What to do:
From the first line of the listing below, retype each line up to and including the one with "93, 95, 96.6, 98.8, 100, 100]"; pictures stay out.

Information supplied:
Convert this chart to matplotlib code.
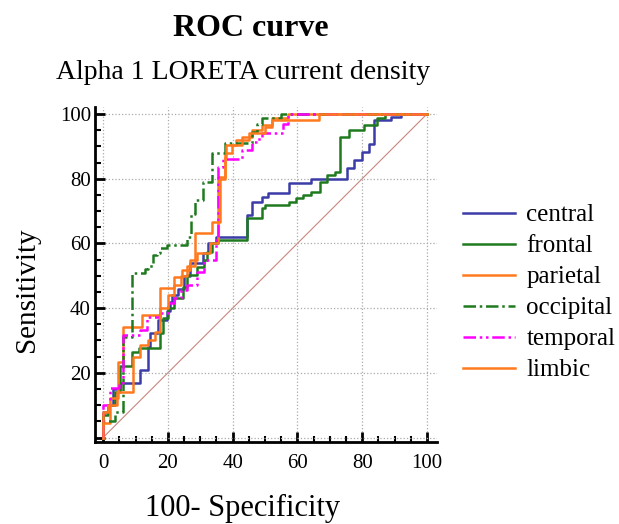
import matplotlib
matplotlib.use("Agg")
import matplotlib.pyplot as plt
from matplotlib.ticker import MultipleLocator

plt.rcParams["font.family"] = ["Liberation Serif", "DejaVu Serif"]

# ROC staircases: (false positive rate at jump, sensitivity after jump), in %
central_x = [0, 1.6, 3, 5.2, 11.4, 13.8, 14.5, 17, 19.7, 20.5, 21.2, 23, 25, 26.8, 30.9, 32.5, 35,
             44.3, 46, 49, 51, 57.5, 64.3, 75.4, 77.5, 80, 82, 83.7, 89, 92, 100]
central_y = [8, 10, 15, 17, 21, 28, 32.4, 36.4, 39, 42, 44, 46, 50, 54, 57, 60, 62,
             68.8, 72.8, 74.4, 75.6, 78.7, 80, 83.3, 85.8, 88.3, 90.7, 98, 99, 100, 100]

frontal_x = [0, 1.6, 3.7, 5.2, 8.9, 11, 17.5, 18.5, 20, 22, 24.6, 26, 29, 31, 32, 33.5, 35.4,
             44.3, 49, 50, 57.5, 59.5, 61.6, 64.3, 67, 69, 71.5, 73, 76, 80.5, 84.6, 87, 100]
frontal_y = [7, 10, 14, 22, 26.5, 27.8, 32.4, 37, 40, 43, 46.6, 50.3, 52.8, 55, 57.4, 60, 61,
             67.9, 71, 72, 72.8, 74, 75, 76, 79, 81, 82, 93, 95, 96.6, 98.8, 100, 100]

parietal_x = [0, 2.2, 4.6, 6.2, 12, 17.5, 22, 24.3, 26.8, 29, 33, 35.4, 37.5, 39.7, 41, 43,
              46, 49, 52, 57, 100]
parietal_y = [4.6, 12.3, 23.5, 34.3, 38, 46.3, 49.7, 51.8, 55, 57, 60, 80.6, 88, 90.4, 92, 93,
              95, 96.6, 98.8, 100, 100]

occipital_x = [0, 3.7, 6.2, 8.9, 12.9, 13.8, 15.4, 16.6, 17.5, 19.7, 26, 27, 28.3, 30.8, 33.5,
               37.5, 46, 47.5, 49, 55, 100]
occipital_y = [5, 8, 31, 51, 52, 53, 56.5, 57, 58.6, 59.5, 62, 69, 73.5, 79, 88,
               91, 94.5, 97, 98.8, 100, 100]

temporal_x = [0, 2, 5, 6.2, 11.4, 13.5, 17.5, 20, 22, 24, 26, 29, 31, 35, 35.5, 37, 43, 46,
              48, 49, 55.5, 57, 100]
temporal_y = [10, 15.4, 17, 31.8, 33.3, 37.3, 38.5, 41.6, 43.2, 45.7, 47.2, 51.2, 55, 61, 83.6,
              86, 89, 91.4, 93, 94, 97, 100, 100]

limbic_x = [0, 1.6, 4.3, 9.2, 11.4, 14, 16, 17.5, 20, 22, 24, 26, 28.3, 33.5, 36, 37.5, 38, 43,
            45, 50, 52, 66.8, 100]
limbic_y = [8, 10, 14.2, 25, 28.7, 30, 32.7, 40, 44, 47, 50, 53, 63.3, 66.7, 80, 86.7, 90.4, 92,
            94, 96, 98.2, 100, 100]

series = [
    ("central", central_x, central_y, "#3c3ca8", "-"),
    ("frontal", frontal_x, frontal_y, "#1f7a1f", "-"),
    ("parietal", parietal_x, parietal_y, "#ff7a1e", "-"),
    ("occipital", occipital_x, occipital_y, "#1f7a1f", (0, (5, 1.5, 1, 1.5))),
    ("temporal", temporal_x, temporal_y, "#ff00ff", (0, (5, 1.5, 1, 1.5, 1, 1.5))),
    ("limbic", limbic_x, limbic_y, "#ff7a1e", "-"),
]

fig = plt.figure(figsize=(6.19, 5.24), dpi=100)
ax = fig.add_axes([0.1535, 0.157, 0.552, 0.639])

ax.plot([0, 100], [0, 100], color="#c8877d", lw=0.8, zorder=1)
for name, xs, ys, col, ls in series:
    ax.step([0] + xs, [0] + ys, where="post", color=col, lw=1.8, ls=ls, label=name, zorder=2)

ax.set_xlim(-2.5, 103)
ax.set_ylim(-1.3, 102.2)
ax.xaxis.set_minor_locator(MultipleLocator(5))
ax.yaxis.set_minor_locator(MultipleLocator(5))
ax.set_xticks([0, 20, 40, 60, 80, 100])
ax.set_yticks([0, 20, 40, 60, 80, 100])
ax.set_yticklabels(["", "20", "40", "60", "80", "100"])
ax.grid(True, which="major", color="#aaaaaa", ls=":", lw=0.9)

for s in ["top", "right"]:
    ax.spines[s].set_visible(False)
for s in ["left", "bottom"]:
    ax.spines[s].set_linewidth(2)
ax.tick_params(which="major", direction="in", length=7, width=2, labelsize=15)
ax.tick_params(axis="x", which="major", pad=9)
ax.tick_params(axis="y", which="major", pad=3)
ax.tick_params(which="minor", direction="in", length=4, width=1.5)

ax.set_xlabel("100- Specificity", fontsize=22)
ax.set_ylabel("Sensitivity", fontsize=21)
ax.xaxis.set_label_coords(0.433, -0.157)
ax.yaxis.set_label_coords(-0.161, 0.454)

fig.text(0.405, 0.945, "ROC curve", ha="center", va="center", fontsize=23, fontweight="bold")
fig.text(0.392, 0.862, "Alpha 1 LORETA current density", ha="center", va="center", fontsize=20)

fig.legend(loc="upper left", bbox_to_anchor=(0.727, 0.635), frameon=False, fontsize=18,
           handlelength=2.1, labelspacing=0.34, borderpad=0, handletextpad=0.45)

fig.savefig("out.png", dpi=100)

Expected answer:
Convert this chart to matplotlib code.
import matplotlib
matplotlib.use("Agg")
import matplotlib.pyplot as plt
from matplotlib.ticker import MultipleLocator

plt.rcParams["font.family"] = ["Liberation Serif", "DejaVu Serif"]

# ROC staircases: (false positive rate at jump, sensitivity after jump), in %
central_x = [0, 1.6, 3, 5.2, 11.4, 13.8, 14.5, 17, 19.7, 20.5, 21.2, 23, 25, 26.8, 30.9, 32.5, 35,
             44.3, 46, 49, 51, 57.5, 64.3, 75.4, 77.5, 80, 82, 83.7, 89, 92, 100]
central_y = [8, 10, 15, 17, 21, 28, 32.4, 36.4, 39, 42, 44, 46, 50, 54, 57, 60, 62,
             68.8, 72.8, 74.4, 75.6, 78.7, 80, 83.3, 85.8, 88.3, 90.7, 98, 99, 100, 100]

frontal_x = [0, 1.6, 3.7, 5.2, 8.9, 11, 17.5, 18.5, 20, 22, 24.6, 26, 29, 31, 32, 33.5, 35.4,
             44.3, 49, 50, 57.5, 59.5, 61.6, 64.3, 67, 69, 71.5, 73, 76, 80.5, 84.6, 87, 100]
frontal_y = [7, 10, 14, 22, 26.5, 27.8, 32.4, 37, 40, 43, 46.6, 50.3, 52.8, 55, 57.4, 60, 61,
             67.9, 71, 72, 72.8, 74, 75, 76, 79, 81, 82, 93, 95, 96.6, 98.8, 100, 100]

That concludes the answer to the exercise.